For a Communist country, Yugoslavia had relatively lenient cultural policies in the ’80s, and rock ‘n’ roll–that decadent manifestation of capitalist hedonism–wasn’t suppressed. But when Laibach first appeared onstage with a front man dressed in what seemed to be Nazi or italian Fascist regalia (it was, in fact, a Yugoslav army uniform but with the i insignia taken off and replaced by symbols derived from such twentieth-century avant-garde movements as Suprematism–an excellent illustration of Laibach’s working methods from the get-go), it was too much for the state’s ideological apparatus to handle, and they were soon banned from public performance. This didn’t happen, however, until after a remarkable staged appearance on TV Slovenia in 1983, during which the poker-faced, jackboot-wearing group responded to the sarcastic questions of an outraged journalist with a series of cryptic formulations delivered with robotic calm, one of which stated that the band was a kind of ideological early-warning system–essentially, a way to test if the state still had any spine. This was one of the most provocative uses of state television by any group of artists, not just in Eastern Europe. (The state, as it happened, proved not to have the courage of its convictions, and Laibach was soon back onstage.)

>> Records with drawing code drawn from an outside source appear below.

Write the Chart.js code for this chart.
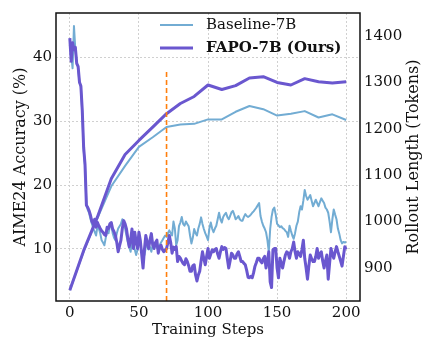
<!DOCTYPE html>
<html>
<head>
<meta charset="utf-8">
<script src="https://cdn.jsdelivr.net/npm/chart.js@4.4.1/dist/chart.umd.min.js"></script>
<style>
  html, body { margin: 0; padding: 0; background: #fff; }
  #wrap { width: 422px; height: 339px; }
</style>
</head>
<body>
<div id="wrap"><canvas id="chart" width="422" height="339"></canvas></div>
<script>
// AIME24 accuracy, evaluated every 10 steps (left axis)
const accSteps = [0, 10, 20, 30, 40, 50, 60, 70, 80, 90, 100, 110, 120, 130, 140, 150, 160, 170, 180, 190, 200];
const baselineAcc = [3.5, 9.6, 14.8, 19.8, 23.0, 26.0, 27.5, 29.1, 29.5, 29.6, 30.3, 30.3, 31.5, 32.4, 31.9, 30.9, 31.2, 31.6, 30.6, 31.1, 30.2];
const fapoAcc = [3.5, 9.7, 15.0, 21.0, 24.8, 27.0, 29.1, 31.2, 32.8, 33.9, 35.7, 35.0, 35.6, 36.8, 37.0, 36.1, 35.7, 36.7, 36.2, 36.0, 36.2];

// rollout length per training step 0..200 (right axis)
const baselineLen = [
  1380, 1360, 1330, 1421, 1370, 1345, 1330, 1300, 1290, 1235,
  1155, 1120, 1040, 1025, 1018, 1005, 995, 985, 978, 970,
  990, 985, 975, 960, 955, 949, 965, 980, 975, 990,
  995, 975, 965, 960, 975, 985, 990, 995, 1005, 998,
  985, 970, 955, 945, 935, 960, 950, 940, 928, 940,
  960, 950, 935, 930, 928, 945, 950, 940, 945, 935,
  950, 945, 952, 945, 940, 949, 955, 960, 965, 970,
  967, 975, 981, 975, 970, 1000, 985, 949, 960, 990,
  998, 1010, 995, 991, 1000, 995, 990, 970, 953, 965,
  984, 975, 970, 985, 995, 1009, 995, 984, 975, 968,
  960, 985, 998, 985, 977, 985, 991, 1005, 1019, 1005,
  998, 1010, 1015, 1019, 1010, 1005, 1012, 1020, 1023, 1015,
  1005, 1008, 1012, 1005, 1002, 1002, 1010, 1016, 1012, 1010,
  1012, 1015, 1019, 1022, 1026, 1030, 1035, 1040, 1012, 1000,
  991, 985, 977, 960, 935, 984, 1010, 1026, 1030, 1015,
  995, 992, 988, 990, 986, 984, 980, 977, 967, 991,
  980, 970, 963, 975, 991, 1000, 1020, 1033, 1026, 1045,
  1068, 1055, 1047, 1052, 1057, 1045, 1033, 1040, 1047, 1040,
  1033, 1042, 1050, 1045, 1040, 1030, 1026, 1019, 1000, 977,
  1005, 1026, 1015, 1005, 985, 974, 960, 953, 956, 955,
  956
];
const fapoLen = [
  1395, 1345, 1385, 1370, 1375, 1340, 1334, 1300, 1292, 1240,
  1160, 1123, 1035, 1030, 1023, 1013, 1000, 995, 1005, 988,
  998, 991, 985, 980, 977, 972, 970, 988, 985, 995,
  998, 984, 978, 970, 955, 935, 948, 960, 985, 1002,
  995, 984, 963, 946, 960, 984, 942, 977, 956, 942,
  977, 960, 930, 900, 940, 970, 955, 942, 960, 974,
  950, 942, 955, 960, 932, 945, 949, 940, 935, 938,
  942, 955, 970, 955, 932, 945, 940, 946, 914, 925,
  921, 915, 910, 907, 920, 914, 905, 893, 893, 905,
  907, 885, 872, 885, 893, 915, 935, 920, 907, 925,
  942, 921, 930, 939, 935, 940, 942, 930, 921, 935,
  946, 940, 944, 942, 920, 900, 915, 932, 928, 921,
  921, 930, 935, 925, 914, 914, 910, 907, 895, 880,
  879, 882, 879, 890, 904, 912, 921, 921, 915, 911,
  920, 925, 900, 915, 935, 870, 858, 939, 942, 942,
  900, 879, 921, 910, 900, 915, 928, 935, 932, 921,
  935, 942, 956, 935, 921, 935, 930, 925, 940, 960,
  921, 900, 876, 905, 928, 920, 914, 914, 925, 942,
  921, 930, 935, 915, 900, 915, 928, 876, 910, 942,
  930, 921, 935, 946, 935, 925, 915, 904, 925, 946,
  940
];

const markerStep = 70;
const markerTop = 38;

const xTicks = [0, 50, 100, 150, 200];
const accTicks = [10, 20, 30, 40];
const lenTicks = [900, 1000, 1100, 1200, 1300, 1400];

const blue = '#72acd3';
const purple = '#6a57cf';
const orange = '#ff7f0e';
const serif = "'DejaVu Serif', serif";

const pts = (xs, ys) => ys.map((y, i) => ({ x: xs[i], y: y }));
const lenSteps = fapoLen.map((_, i) => i);

const frame = {
  id: 'frame',
  afterDraw(chart) {
    const { ctx, chartArea: a } = chart;
    ctx.save();
    ctx.strokeStyle = '#111';
    ctx.lineWidth = 1.5;
    ctx.strokeRect(a.left, a.top, a.right - a.left, a.bottom - a.top);

    // right axis title, read bottom-to-top like matplotlib
    ctx.save();
    ctx.translate(414, (a.top + a.bottom) / 2);
    ctx.rotate(-Math.PI / 2);
    ctx.fillStyle = '#111';
    ctx.font = '16px ' + serif;
    ctx.textAlign = 'center';
    ctx.textBaseline = 'middle';
    ctx.fillText('Rollout Length (Tokens)', 0, 0);
    ctx.restore();

    // legend inside plot
    const rows = [
      { label: 'Baseline-7B', color: blue, width: 2, bold: false },
      { label: 'FAPO-7B (Ours)', color: purple, width: 3.2, bold: true }
    ];
    rows.forEach((r, i) => {
      const y = 25 + i * 23;
      ctx.strokeStyle = r.color;
      ctx.lineWidth = r.width;
      ctx.beginPath();
      ctx.moveTo(160, y);
      ctx.lineTo(193, y);
      ctx.stroke();
      ctx.fillStyle = '#111';
      ctx.font = (r.bold ? 'bold ' : '') + '15px ' + serif;
      ctx.textBaseline = 'middle';
      ctx.fillText(r.label, 206, y);
    });
    ctx.restore();
  }
};

new Chart(document.getElementById('chart'), {
  type: 'line',
  data: {
    datasets: [
      {
        label: 'marker',
        data: [{ x: markerStep, y: 1.8 }, { x: markerStep, y: markerTop }],
        yAxisID: 'y',
        borderColor: orange,
        borderWidth: 1.6,
        borderDash: [5, 3]
      },
      { label: 'FAPO-7B (Ours) length', data: pts(lenSteps, fapoLen), yAxisID: 'y1', borderColor: purple, borderWidth: 3 },
      { label: 'FAPO-7B (Ours)', data: pts(accSteps, fapoAcc), yAxisID: 'y', borderColor: purple, borderWidth: 3 },
      { label: 'Baseline-7B length', data: pts(lenSteps, baselineLen), yAxisID: 'y1', borderColor: blue, borderWidth: 2 },
      { label: 'Baseline-7B', data: pts(accSteps, baselineAcc), yAxisID: 'y', borderColor: blue, borderWidth: 2 }
    ]
  },
  options: {
    responsive: false,
    animation: false,
    layout: { padding: { top: 5, left: 0, right: 0, bottom: 0 } },
    elements: { point: { radius: 0 }, line: { tension: 0, borderJoinStyle: 'round' } },
    plugins: { legend: { display: false }, tooltip: { enabled: false } },
    scales: {
      x: {
        type: 'linear',
        min: -10,
        max: 210,
        afterBuildTicks: s => { s.ticks = xTicks.map(v => ({ value: v })); },
        afterFit: s => { s.height = 38; },
        ticks: { color: '#111', font: { family: serif, size: 15 }, padding: 3, maxRotation: 0, callback: v => String(v) },
        grid: { color: '#d0d0d0', lineWidth: 1, drawTicks: false },
        border: { display: false, dash: [2, 2] },
        title: { display: true, text: 'Training Steps', color: '#111', font: { family: serif, size: 15 }, padding: 0 }
      },
      y: {
        position: 'left',
        min: 1.8,
        max: 47,
        afterBuildTicks: s => { s.ticks = accTicks.map(v => ({ value: v })); },
        afterFit: s => { s.width = 56; },
        ticks: { color: '#111', font: { family: serif, size: 15 }, padding: 4, callback: v => String(v) },
        grid: { color: '#d0d0d0', lineWidth: 1, drawTicks: false },
        border: { display: false, dash: [2, 2] },
        title: { display: true, text: 'AIME24 Accuracy (%)', color: '#111', font: { family: serif, size: 16, lineHeight: 1.2 }, padding: { top: 11, bottom: 0 } }
      },
      y1: {
        position: 'right',
        min: 829,
        max: 1449,
        afterBuildTicks: s => { s.ticks = lenTicks.map(v => ({ value: v })); },
        afterFit: s => { s.width = 62; },
        ticks: { color: '#111', font: { family: serif, size: 15 }, padding: 4, callback: v => String(v) },
        grid: { drawOnChartArea: false, drawTicks: false },
        border: { display: false }
      }
    }
  },
  plugins: [frame]
});
</script>
</body>
</html>
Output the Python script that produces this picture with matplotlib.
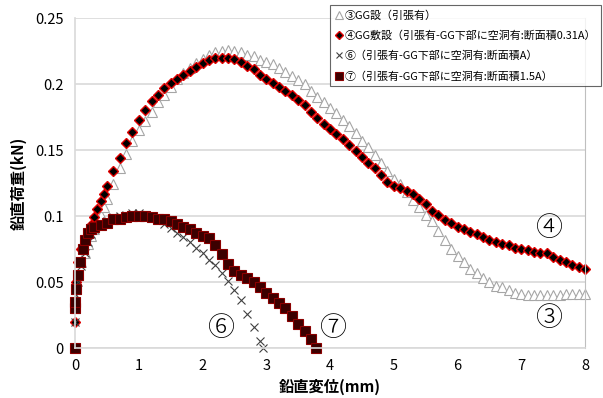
import matplotlib
matplotlib.use('Agg')
import matplotlib.pyplot as plt

plt.rcParams['font.family'] = ['Noto Sans CJK JP', 'DejaVu Sans']

# ③ GG設（引張有）
x3 = [0, 0.02, 0.05, 0.1, 0.15, 0.2, 0.25, 0.3, 0.35, 0.4, 0.45, 0.5, 0.6, 0.7, 0.8, 0.9,
      1.0, 1.1, 1.2, 1.3, 1.4, 1.5, 1.6, 1.7, 1.8, 1.9, 2.0, 2.1, 2.2, 2.3, 2.4, 2.5,
      2.6, 2.7, 2.8, 2.9, 3.0, 3.1, 3.2, 3.3, 3.4, 3.5, 3.6, 3.7, 3.8, 3.9, 4.0, 4.1,
      4.2, 4.3, 4.4, 4.5, 4.6, 4.7, 4.8, 4.9, 5.0, 5.1, 5.2, 5.3, 5.4, 5.5, 5.6, 5.7,
      5.8, 5.9, 6.0, 6.1, 6.2, 6.3, 6.4, 6.5, 6.6, 6.7, 6.8, 6.9, 7.0, 7.1, 7.2, 7.3,
      7.4, 7.5, 7.6, 7.7, 7.8, 7.9, 8.0]
y3 = [0.03, 0.045, 0.055, 0.065, 0.072, 0.079, 0.085, 0.09, 0.095, 0.101, 0.107, 0.113,
      0.124, 0.136, 0.147, 0.157, 0.165, 0.172, 0.179, 0.186, 0.192, 0.198, 0.204, 0.208,
      0.212, 0.216, 0.219, 0.222, 0.224, 0.225, 0.226, 0.225, 0.224, 0.222, 0.221, 0.218,
      0.217, 0.215, 0.212, 0.209, 0.206, 0.203, 0.2, 0.195, 0.19, 0.186, 0.182, 0.178,
      0.173, 0.168, 0.163, 0.157, 0.152, 0.146, 0.14, 0.134, 0.128, 0.124, 0.118, 0.112,
      0.107, 0.101, 0.096, 0.089, 0.082, 0.075, 0.07, 0.065, 0.06, 0.057, 0.053, 0.05,
      0.047, 0.046, 0.044, 0.042, 0.041, 0.04, 0.04, 0.04, 0.04, 0.04, 0.04, 0.041,
      0.041, 0.041, 0.041]

# ④ GG敷設（引張有-GG下部に空洞有:断面積0.31A）
x4 = [0, 0, 0.01, 0.05, 0.1, 0.15, 0.2, 0.25, 0.3, 0.35, 0.4, 0.45, 0.5, 0.6, 0.7, 0.8,
      0.9, 1.0, 1.1, 1.2, 1.3, 1.4, 1.5, 1.6, 1.7, 1.8, 1.9, 2.0, 2.1, 2.2, 2.3, 2.4,
      2.5, 2.6, 2.7, 2.8, 2.9, 3.0, 3.1, 3.2, 3.3, 3.4, 3.5, 3.6, 3.7, 3.8, 3.9, 4.0,
      4.1, 4.2, 4.3, 4.4, 4.5, 4.6, 4.7, 4.8, 4.9, 5.0, 5.1, 5.2, 5.3, 5.4, 5.5, 5.6,
      5.7, 5.8, 5.9, 6.0, 6.1, 6.2, 6.3, 6.4, 6.5, 6.6, 6.7, 6.8, 6.9, 7.0, 7.1, 7.2,
      7.3, 7.4, 7.5, 7.6, 7.7, 7.8, 7.9, 8.0]
y4 = [0.02, 0.03, 0.05, 0.065, 0.075, 0.082, 0.088, 0.093, 0.099, 0.105, 0.111, 0.117,
      0.123, 0.134, 0.144, 0.155, 0.164, 0.173, 0.18, 0.187, 0.192, 0.197, 0.201, 0.204,
      0.207, 0.21, 0.213, 0.216, 0.218, 0.22, 0.22, 0.22, 0.219, 0.217, 0.214, 0.211,
      0.207, 0.204, 0.201, 0.198, 0.195, 0.192, 0.188, 0.184, 0.179, 0.174, 0.17, 0.166,
      0.162, 0.158, 0.154, 0.149, 0.145, 0.14, 0.136, 0.131, 0.126, 0.123, 0.121, 0.119,
      0.117, 0.113, 0.109, 0.104, 0.101, 0.097, 0.095, 0.092, 0.09, 0.088, 0.086, 0.084,
      0.082, 0.08, 0.079, 0.078, 0.076, 0.075, 0.074, 0.073, 0.072, 0.072, 0.069, 0.067,
      0.065, 0.063, 0.061, 0.06]

# ⑥ 引張有-GG下部に空洞有:断面積A
x6 = [0, 0, 0.02, 0.05, 0.1, 0.15, 0.2, 0.25, 0.3, 0.4, 0.5, 0.6, 0.7, 0.8, 0.9, 1.0,
      1.1, 1.2, 1.3, 1.4, 1.5, 1.6, 1.7, 1.8, 1.9, 2.0, 2.1, 2.2, 2.3, 2.4, 2.5, 2.6,
      2.7, 2.8, 2.9, 2.95]
y6 = [0, 0.02, 0.04, 0.05, 0.062, 0.072, 0.08, 0.086, 0.09, 0.093, 0.096, 0.099, 0.1,
      0.101, 0.102, 0.102, 0.101, 0.099, 0.097, 0.094, 0.091, 0.087, 0.084, 0.08, 0.076,
      0.072, 0.067, 0.063, 0.057, 0.051, 0.044, 0.036, 0.026, 0.016, 0.005, 0.0]

# ⑦ 引張有-GG下部に空洞有:断面積1.5A
x7 = [0, 0, 0, 0.02, 0.05, 0.08, 0.12, 0.16, 0.2, 0.25, 0.3, 0.4, 0.5, 0.6, 0.7, 0.8,
      0.9, 1.0, 1.1, 1.2, 1.3, 1.4, 1.5, 1.6, 1.7, 1.8, 1.9, 2.0, 2.1, 2.2, 2.3, 2.4,
      2.5, 2.6, 2.7, 2.8, 2.9, 3.0, 3.1, 3.2, 3.3, 3.4, 3.5, 3.6, 3.7, 3.78]
y7 = [0, 0.03, 0.035, 0.045, 0.055, 0.065, 0.075, 0.082, 0.087, 0.09, 0.092, 0.093,
      0.095, 0.098, 0.098, 0.099, 0.1, 0.1, 0.1, 0.099, 0.098, 0.098, 0.096, 0.094,
      0.092, 0.09, 0.087, 0.085, 0.083, 0.078, 0.071, 0.064, 0.058, 0.055, 0.053, 0.05,
      0.046, 0.042, 0.038, 0.034, 0.03, 0.024, 0.018, 0.013, 0.007, 0.0]

labels = ['③GG設（引張有）',
          '④GG敷設（引張有-GG下部に空洞有:断面積0.31A）',
          '⑥（引張有-GG下部に空洞有:断面積A）',
          '⑦（引張有-GG下部に空洞有:断面積1.5A）']
yticks = [0, 0.05, 0.1, 0.15, 0.2, 0.25]
ytick_labels = ['0', '0.05', '0.1', '0.15', '0.2', '0.25']
xticks = [0, 1, 2, 3, 4, 5, 6, 7, 8]

fig = plt.figure(figsize=(6.03, 3.98), dpi=100)
ax = fig.add_axes([75 / 603, 50 / 398, 510 / 603, 330 / 398])

ax.plot(x3, y3, linestyle='none', marker='^', markersize=7.5,
        markerfacecolor='white', markeredgecolor='#a6a6a6', markeredgewidth=0.8,
        label=labels[0], clip_on=False)
ax.plot(x4, y4, linestyle='none', marker='D', markersize=5.2,
        markerfacecolor='black', markeredgecolor='#e00000', markeredgewidth=1.0,
        label=labels[1], clip_on=False)
ax.plot(x6, y6, linestyle='none', marker='x', markersize=6,
        color='#404040', markeredgewidth=0.8, label=labels[2], clip_on=False)
ax.plot(x7, y7, linestyle='none', marker='s', markersize=7.5,
        markerfacecolor='#3c0000', markeredgecolor='#8b0000', markeredgewidth=0.8,
        label=labels[3], clip_on=False)

ax.set_xlim(0, 8)
ax.set_ylim(0, 0.25)
ax.set_xticks(xticks)
ax.set_xticklabels([str(v) for v in xticks])
ax.set_yticks(yticks)
ax.set_yticklabels(ytick_labels)
ax.tick_params(length=0, labelsize=10.5, pad=8)
ax.yaxis.grid(True, color='#d9d9d9', linewidth=1.2)
ax.set_axisbelow(True)
ax.spines['top'].set_visible(False)
ax.spines['left'].set_color('#d9d9d9')
ax.spines['left'].set_linewidth(1.2)
ax.spines['bottom'].set_color('#d9d9d9')
ax.spines['bottom'].set_linewidth(1.2)
ax.spines['right'].set_color('#bfbfbf')
ax.spines['right'].set_linewidth(0.8)

ax.set_xlabel('鉛直変位(mm)', fontsize=11, fontweight='bold', labelpad=4)
ax.set_ylabel('鉛直荷重(kN)', fontsize=11, fontweight='bold', labelpad=6)

circ = ['Noto Sans CJK JP', 'DejaVu Sans']
ax.text(7.45, 0.091, '④', fontsize=19.5, ha='center', va='center', family=circ,
        fontweight='light')
ax.text(7.45, 0.023, '③', fontsize=19.5, ha='center', va='center', family=circ,
        fontweight='light')
ax.text(2.3, 0.015, '⑥', fontsize=19.5, ha='center', va='center', family=circ,
        fontweight='light')
ax.text(4.05, 0.015, '⑦', fontsize=19.5, ha='center', va='center', family=circ,
        fontweight='light')

leg = fig.legend(loc='upper left', bbox_to_anchor=(330 / 603, 1 - 5 / 398),
                 fontsize=7.9, frameon=True, fancybox=False, edgecolor='#404040',
                 handlelength=0.7, handletextpad=0.2, labelspacing=0.9,
                 borderpad=0.45, borderaxespad=0, markerscale=0.8)
leg.get_frame().set_linewidth(0.8)

fig.savefig('out.png', dpi=100)
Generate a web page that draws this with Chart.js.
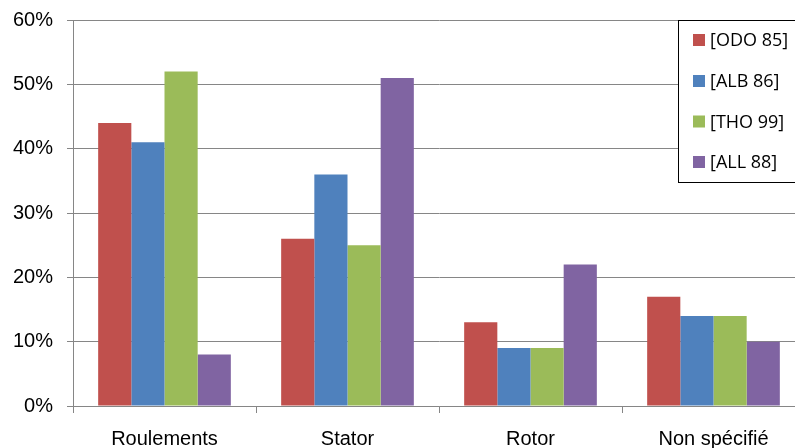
<!DOCTYPE html>
<html>
<head>
<meta charset="utf-8">
<script src="https://cdn.jsdelivr.net/npm/chart.js@4"></script>
<style>
html,body{margin:0;padding:0;background:#fff;overflow:hidden;}
#wrap{width:830px;height:448px;position:relative;}
</style>
</head>
<body>
<div id="wrap"><canvas id="c" width="830" height="448"></canvas></div>
<script>
const categories = ["Roulements", "Stator", "Rotor", "Non spécifié"];
const seriesNames = ["[ODO 85]", "[ALB 86]", "[THO 99]", "[ALL 88]"];
const odo85 = [44, 26, 13, 17];
const alb86 = [41, 36, 9, 14];
const tho99 = [52, 25, 9, 14];
const all88 = [8, 51, 22, 10];
const yTicks = [0, 10, 20, 30, 40, 50, 60];
const colors = ["#C0504D", "#4F81BD", "#9BBB59", "#8064A2"];

const seriesValues = [odo85, alb86, tho99, all88];

const boxLegend = {
  id: 'boxLegend',
  afterDraw(chart) {
    const ctx = chart.ctx;
    ctx.save();
    ctx.fillStyle = '#fff';
    ctx.fillRect(678.5, 20.5, 160, 162);
    ctx.strokeStyle = '#000';
    ctx.lineWidth = 1;
    ctx.strokeRect(678.5, 20.5, 160, 162);
    ctx.font = '18px "Open Sans"';
    ctx.textBaseline = 'middle';
    const rows = [40, 81, 121.5, 162];
    seriesNames.forEach((n, i) => {
      ctx.fillStyle = colors[i];
      ctx.fillRect(693, rows[i] - 6, 12, 12);
      ctx.fillStyle = '#000';
      ctx.fillText(n, 710, rows[i] + 1);
    });
    ctx.restore();
  }
};

new Chart(document.getElementById('c'), {
  type: 'bar',
  data: {
    labels: categories,
    datasets: seriesNames.map((n, i) => ({
      label: n,
      data: seriesValues[i],
      backgroundColor: colors[i],
      borderWidth: 0,
      categoryPercentage: 0.725,
      barPercentage: 1.0
    }))
  },
  options: {
    responsive: false,
    animation: false,
    layout: { padding: { top: 20, right: 25, left: 0, bottom: 0 } },
    plugins: { legend: { display: false }, tooltip: { enabled: false } },
    scales: {
      x: {
        grid: { display: true, drawOnChartArea: false, offset: true, tickLength: 7, color: '#868686' },
        border: { color: '#868686' },
        ticks: { color: '#000', font: { family: 'Liberation Sans', size: 20 }, padding: 14, maxRotation: 0 },
        afterFit(s) { s.height = 42; }
      },
      y: {
        min: 0, max: 60,
        afterBuildTicks(s) { s.ticks = yTicks.map(v => ({ value: v })); },
        grid: { color: '#868686', tickLength: 6 },
        border: { color: '#868686' },
        ticks: { color: '#000', font: { family: 'Liberation Sans', size: 20 }, padding: 14, callback: v => v + '%' },
        afterFit(s) { s.width = 73; s.paddingTop = 0; }
      }
    }
  },
  plugins: [boxLegend, {
    id: 'fixArea',
    beforeLayout(chart) {},
    afterLayout(chart) {}
  }]
});
</script>
</body>
</html>
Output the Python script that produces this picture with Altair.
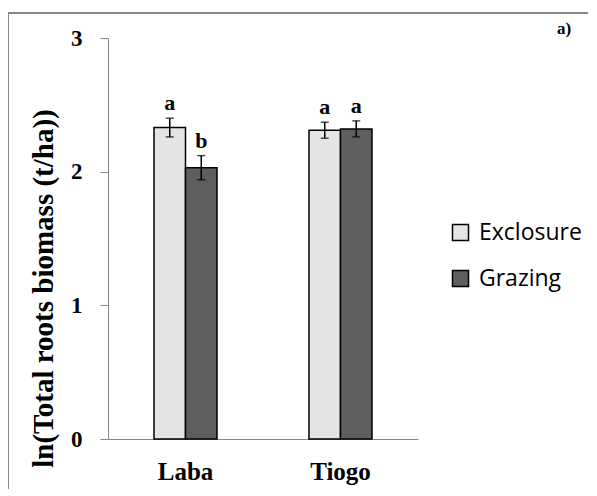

The fall of European Communism and the breakup of Yugoslavia had the paradoxical effect of retro-actively making Laibach seem prophetic but also of sapping some of their power. With actual fascism/nationalism of the tank-using, civilian-slaughtering kind rampant in Croatia, Bosnia, and Kosovo, suddenly Laibach’s restaging of a kind of stylized totalitarian ritual became less of a comment on the invisible underpinnings (and potential future eruptions) of the state system they were criticizing and more of a redundancy, or worse. But the larger NSK collective, which they had founded, was prospering; most notably, the five-person Irwin group of visual artists (currently well displayed at the Venice Biennale) was steadily climbing to prominence. The theatrical component of NSK, now called the Cosmokinetic Cabinet Noordung, was less consistent than Irwin, but they did succeed in mounting the world’s first theatrical performance in zero gravity. That unlikely event Look place aboard a Russian cosmonaut-training aircraft in December 1999. With NSK going from strength to strength, Laibach faded into studio seclusion for seven years.

It was therefore all the more gratifying a surprise that their reappearance in late July, in their cradle, the heavily industrialized Slovenian mining town of Trbovlje, was a resounding success–no longer for the band’s threats to state power but simply on the level of their formidable onstage skills and “musical” content. The occasion was the unveiling of their new album, WAT (“We Are Time”), and gone were the band’s trademark pair of bare-chested Aryan drummer boys, replaced by two conventionally attractive women in majorette uniforms making exactly the same moves, only now with a decidedly different effect. The band’s dark sense of humor, always apparent to the discerning, was more explicit, not just as usual in the lyrics: The evening started with a pompous taped welcome message in heavily accented English, greeting everyone present and wishing for their enjoyment of the forthcoming “musical program.” (Following which, of course, the sonic onslaught.) At a postconcert party held in their favorite alpine hut atop the nearby mountain of Kum, Laibach founder Dejan Knez observed that in the end, all their famously controversial provocations will fade away, and it’ll be Laibach’s recordings that are remembered. On the evidence of WAT, there will be reason to recollect the later, not just the groundbreaking earlier, industrial production of old Eastern Europe’s most abrasively transcendent noise artists. Unaccountably enough, yet triumphantly, Laibach lives.


Michael Benson is a Ljubljana-based writer and filmmaker.